The problem: Transcribe the listing in full, excluding any pictures.

————————

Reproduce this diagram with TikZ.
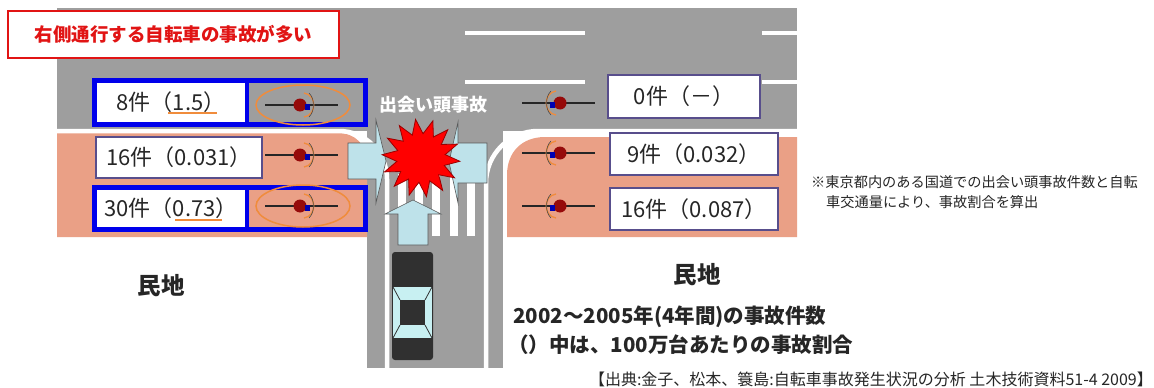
\documentclass[tikz,border=0pt]{standalone}
\usepackage{fontspec}
\setmainfont{Noto Sans CJK JP}
\usetikzlibrary{shapes.geometric}
\definecolor{road}{RGB}{158,158,158}
\definecolor{lot}{RGB}{234,160,134}
\definecolor{arrowblue}{RGB}{190,226,234}
\definecolor{frameblue}{RGB}{0,0,235}
\definecolor{boxline}{RGB}{88,78,140}
\definecolor{ring}{RGB}{240,140,60}
\definecolor{rider}{RGB}{150,10,10}
\definecolor{titlered}{RGB}{225,20,20}
\definecolor{glass}{RGB}{200,240,242}
\definecolor{carbody}{RGB}{48,48,48}
\tikzset{
  curb/.style={draw=white, line width=4.5pt},
  lane/.style={draw=white, line width=4pt},
  arrowshape/.style={fill=arrowblue, draw=black!65, line width=0.6pt, line join=miter},
  frame/.style={draw=frameblue, line width=5pt},
  divider/.style={draw=frameblue, line width=4pt},
  ringline/.style={draw=ring, line width=1.5pt},
  countbox/.style={fill=white, inner sep=0pt, font=\fontsize{22pt}{25pt}\selectfont, text=black!85},
  plainbox/.style={countbox, draw=boxline, line width=1.2pt},
  plot/.style={font=\bfseries\fontsize{23.5pt}{26pt}\selectfont, text=black!85},
  caption/.style={anchor=west, inner sep=0pt, font=\bfseries\fontsize{20.5pt}{23pt}\selectfont, text=black!85},
  note/.style={anchor=west, inner sep=0pt, font=\fontsize{14.2pt}{16pt}\selectfont, text=black!85},
  bike/.pic={
    \draw[line width=2.2pt, black!85] (-35,0) -- (38,0);
    \draw[ring, line width=1.3pt] (4,-12) .. controls (17,-10) and (17,10) .. (4,12);
    \draw[black!70, line width=0.6pt] (9,-12) .. controls (15,-6) and (15,6) .. (9,12);
    \fill[rider] (0,0) circle (6.5pt);
    \fill[blue!70!black] (5,-1) rectangle (10,5);
  }
}
\begin{document}
\begin{tikzpicture}[x=1pt,y=-1pt]
\useasboundingbox (0,0) rectangle (1154,388);
\fill[white] (0,0) rectangle (1154,388);

% road surface: main road and the side street
\fill[road] (57,8) rectangle (797,131);
\fill[road] (367,131) rectangle (503,368);

% private land on both corners
\fill[lot] (57,133) -- (338,133) .. controls (355,133) and (367,145) .. (367,162)
  -- (367,237) -- (57,237) -- cycle;
\fill[lot] (797,137) -- (545,137) .. controls (522,137) and (507,152) .. (507,175)
  -- (507,237) -- (797,237) -- cycle;

% kerb lines
\draw[curb, rounded corners=48pt] (57,131) -- (387,131) -- (387,368);
\draw[curb, rounded corners=52pt] (797,131) -- (486,131) -- (486,368);

% lane markings
\draw[lane] (465,33) -- (585,33);
\draw[lane] (762,33) -- (797,33);
\draw[lane] (465,82) -- (585,82);
\draw[lane] (762,82) -- (797,82);

% pedestrian crossing
\foreach \x in {398,415,432,450,467}
  \fill[white] (\x,174) rectangle ++(8,62);

% movement arrows
\draw[arrowshape] (348,143) -- (376,143) -- (376,120) -- (386,161) -- (376,203) -- (376,179) -- (348,179) -- cycle;
\draw[arrowshape] (487,143) -- (458,143) -- (458,122) -- (449,162) -- (458,203) -- (458,183) -- (487,183) -- cycle;
\draw[arrowshape] (398,245) -- (398,214) -- (385,214) -- (413,200) -- (441,214) -- (428,214) -- (428,245) -- cycle;

% collision burst
\node[star, star points=14, star point ratio=1.6, minimum size=78pt, inner sep=0pt,
      fill=red, draw=red!60!black, line width=0.8pt, rotate=8] (crash) at (421,158) {};
\node[text=white, font=\bfseries\fontsize{18pt}{20pt}\selectfont, inner sep=0pt] (crashlabel) at (433,105) {出会い頭事故};

% car on the side street
\fill[carbody, rounded corners=3pt] (392,252) rectangle (433,360);
\fill[glass] (393,287) rectangle (432,338);
\fill[carbody] (400,300) rectangle (425,325);
\draw[carbody, line width=0.8pt] (393,287) -- (400,300) (432,287) -- (425,300)
  (393,338) -- (400,325) (432,338) -- (425,325);

% title
\node[draw=titlered, line width=2pt, fill=white, minimum width=331pt, minimum height=47pt,
      text=titlered, font=\bfseries\fontsize{18.5pt}{21pt}\selectfont] (title) at (173.5,34.5) {右側通行する自転車の事故が多い};

% left side counts
\draw[frame] (94.5,80.5) rectangle (365.5,124.5);
\node[countbox, minimum width=148pt, minimum height=39pt] (l1) at (171,102.5) {8件（1.5）};
\draw[divider] (247,83) -- (247,122);
\draw[ringline] (303,105) ellipse (47pt and 20pt);
\pic at (300,105) {bike};
\draw[ring, line width=1.2pt] (168,113) -- (217,113);

\node[plainbox, minimum width=166pt, minimum height=41pt] (l2) at (179,157.5) {16件（0.031）};
\pic at (300,155) {bike};

\draw[frame] (94.5,187.5) rectangle (365.5,229.5);
\node[countbox, minimum width=148pt, minimum height=37pt] (l3) at (171,208.5) {30件（0.73）};
\draw[divider] (247,190) -- (247,227);
\draw[ringline] (303,206) ellipse (47pt and 21pt);
\pic at (300,206) {bike};
\draw[ring, line width=1.2pt] (175,220) -- (222,220);

% right side counts
\node[plainbox, minimum width=152pt, minimum height=43pt] (r1) at (684,96.5) {0件（－）};
\node[plainbox, minimum width=168pt, minimum height=42pt] (r2) at (694,154) {9件（0.032）};
\node[plainbox, minimum width=168pt, minimum height=42pt] (r3) at (694,209) {16件（0.087）};
\pic[xscale=-1] at (560,103) {bike};
\pic[xscale=-1] at (560,153) {bike};
\pic[xscale=-1] at (560,206) {bike};

% land labels and captions
\node[plot] (plotL) at (161,286) {民地};
\node[plot] (plotR) at (697,275) {民地};
\node[caption] (years) at (513,317) {2002～2005年(4年間)の事故件数};
\node[caption] (ratio) at (508,345) {（）中は、100万台あたりの事故割合};
\node[note] (note1) at (811,182) {※東京都内のある国道での出会い頭事故件数と自転};
\node[note] (note2) at (826,202) {車交通量により、事故割合を算出};
\node[anchor=east, inner sep=0pt, font=\fontsize{16pt}{18pt}\selectfont, text=black!85] (source) at (1153,379)
  {【出典:金子、松本、簑島:自転車事故発生状況の分析 土木技術資料51-4 2009】};
\end{tikzpicture}
\end{document}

————————

Answer to this task:
Reproduce this diagram with TikZ.
\documentclass[tikz,border=0pt]{standalone}
\usepackage{fontspec}
\setmainfont{Noto Sans CJK JP}
\usetikzlibrary{shapes.geometric}
\definecolor{road}{RGB}{158,158,158}
\definecolor{lot}{RGB}{234,160,134}
\definecolor{arrowblue}{RGB}{190,226,234}
\definecolor{frameblue}{RGB}{0,0,235}
\definecolor{boxline}{RGB}{88,78,140}
\definecolor{ring}{RGB}{240,140,60}
\definecolor{rider}{RGB}{150,10,10}
\definecolor{titlered}{RGB}{225,20,20}
\definecolor{glass}{RGB}{200,240,242}
\definecolor{carbody}{RGB}{48,48,48}
\tikzset{
  curb/.style={draw=white, line width=4.5pt},
  lane/.style={draw=white, line width=4pt},
  arrowshape/.style={fill=arrowblue, draw=black!65, line width=0.6pt, line join=miter},
  frame/.style={draw=frameblue, line width=5pt},
  divider/.style={draw=frameblue, line width=4pt},
  ringline/.style={draw=ring, line width=1.5pt},
  countbox/.style={fill=white, inner sep=0pt, font=\fontsize{22pt}{25pt}\selectfont, text=black!85},
  plainbox/.style={countbox, draw=boxline, line width=1.2pt},
  plot/.style={font=\bfseries\fontsize{23.5pt}{26pt}\selectfont, text=black!85},
  caption/.style={anchor=west, inner sep=0pt, font=\bfseries\fontsize{20.5pt}{23pt}\selectfont, text=black!85},
  note/.style={anchor=west, inner sep=0pt, font=\fontsize{14.2pt}{16pt}\selectfont, text=black!85},
  bike/.pic={
    \draw[line width=2.2pt, black!85] (-35,0) -- (38,0);
    \draw[ring, line width=1.3pt] (4,-12) .. controls (17,-10) and (17,10) .. (4,12);
    \draw[black!70, line width=0.6pt] (9,-12) .. controls (15,-6) and (15,6) .. (9,12);
    \fill[rider] (0,0) circle (6.5pt);
    \fill[blue!70!black] (5,-1) rectangle (10,5);
  }
}
\begin{document}
\begin{tikzpicture}[x=1pt,y=-1pt]
\useasboundingbox (0,0) rectangle (1154,388);
\fill[white] (0,0) rectangle (1154,388);

% road surface: main road and the side street
\fill[road] (57,8) rectangle (797,131);
\fill[road] (367,131) rectangle (503,368);

% private land on both corners
\fill[lot] (57,133) -- (338,133) .. controls (355,133) and (367,145) .. (367,162)
  -- (367,237) -- (57,237) -- cycle;
\fill[lot] (797,137) -- (545,137) .. controls (522,137) and (507,152) .. (507,175)
  -- (507,237) -- (797,237) -- cycle;

% kerb lines
\draw[curb, rounded corners=48pt] (57,131) -- (387,131) -- (387,368);
\draw[curb, rounded corners=52pt] (797,131) -- (486,131) -- (486,368);

% lane markings
\draw[lane] (465,33) -- (585,33);
\draw[lane] (762,33) -- (797,33);
\draw[lane] (465,82) -- (585,82);
\draw[lane] (762,82) -- (797,82);

% pedestrian crossing
\foreach \x in {398,415,432,450,467}
  \fill[white] (\x,174) rectangle ++(8,62);

% movement arrows
\draw[arrowshape] (348,143) -- (376,143) -- (376,120) -- (386,161) -- (376,203) -- (376,179) -- (348,179) -- cycle;
\draw[arrowshape] (487,143) -- (458,143) -- (458,122) -- (449,162) -- (458,203) -- (458,183) -- (487,183) -- cycle;
\draw[arrowshape] (398,245) -- (398,214) -- (385,214) -- (413,200) -- (441,214) -- (428,214) -- (428,245) -- cycle;

% collision burst
\node[star, star points=14, star point ratio=1.6, minimum size=78pt, inner sep=0pt,
      fill=red, draw=red!60!black, line width=0.8pt, rotate=8] (crash) at (421,158) {};
\node[text=white, font=\bfseries\fontsize{18pt}{20pt}\selectfont, inner sep=0pt] (crashlabel) at (433,105) {出会い頭事故};

% car on the side street
\fill[carbody, rounded corners=3pt] (392,252) rectangle (433,360);
\fill[glass] (393,287) rectangle (432,338);
\fill[carbody] (400,300) rectangle (425,325);
\draw[carbody, line width=0.8pt] (393,287) -- (400,300) (432,287) -- (425,300)
  (393,338) -- (400,325) (432,338) -- (425,325);

% title
\node[draw=titlered, line width=2pt, fill=white, minimum width=331pt, minimum height=47pt,
      text=titlered, font=\bfseries\fontsize{18.5pt}{21pt}\selectfont] (title) at (173.5,34.5) {右側通行する自転車の事故が多い};

% left side counts
\draw[frame] (94.5,80.5) rectangle (365.5,124.5);
\node[countbox, minimum width=148pt, minimum height=39pt] (l1) at (171,102.5) {8件（1.5）};
\draw[divider] (247,83) -- (247,122);
\draw[ringline] (303,105) ellipse (47pt and 20pt);
\pic at (300,105) {bike};
\draw[ring, line width=1.2pt] (168,113) -- (217,113);

\node[plainbox, minimum width=166pt, minimum height=41pt] (l2) at (179,157.5) {16件（0.031）};
\pic at (300,155) {bike};

\draw[frame] (94.5,187.5) rectangle (365.5,229.5);
\node[countbox, minimum width=148pt, minimum height=37pt] (l3) at (171,208.5) {30件（0.73）};
\draw[divider] (247,190) -- (247,227);
\draw[ringline] (303,206) ellipse (47pt and 21pt);
\pic at (300,206) {bike};
\draw[ring, line width=1.2pt] (175,220) -- (222,220);

% right side counts
\node[plainbox, minimum width=152pt, minimum height=43pt] (r1) at (684,96.5) {0件（－）};
\node[plainbox, minimum width=168pt, minimum height=42pt] (r2) at (694,154) {9件（0.032）};
\node[plainbox, minimum width=168pt, minimum height=42pt] (r3) at (694,209) {16件（0.087）};
\pic[xscale=-1] at (560,103) {bike};
\pic[xscale=-1] at (560,153) {bike};
\pic[xscale=-1] at (560,206) {bike};

% land labels and captions
\node[plot] (plotL) at (161,286) {民地};
\node[plot] (plotR) at (697,275) {民地};
\node[caption] (years) at (513,317) {2002～2005年(4年間)の事故件数};
\node[caption] (ratio) at (508,345) {（）中は、100万台あたりの事故割合};
\node[note] (note1) at (811,182) {※東京都内のある国道での出会い頭事故件数と自転};
\node[note] (note2) at (826,202) {車交通量により、事故割合を算出};
\node[anchor=east, inner sep=0pt, font=\fontsize{16pt}{18pt}\selectfont, text=black!85] (source) at (1153,379)
  {【出典:金子、松本、簑島:自転車事故発生状況の分析 土木技術資料51-4 2009】};
\end{tikzpicture}
\end{document}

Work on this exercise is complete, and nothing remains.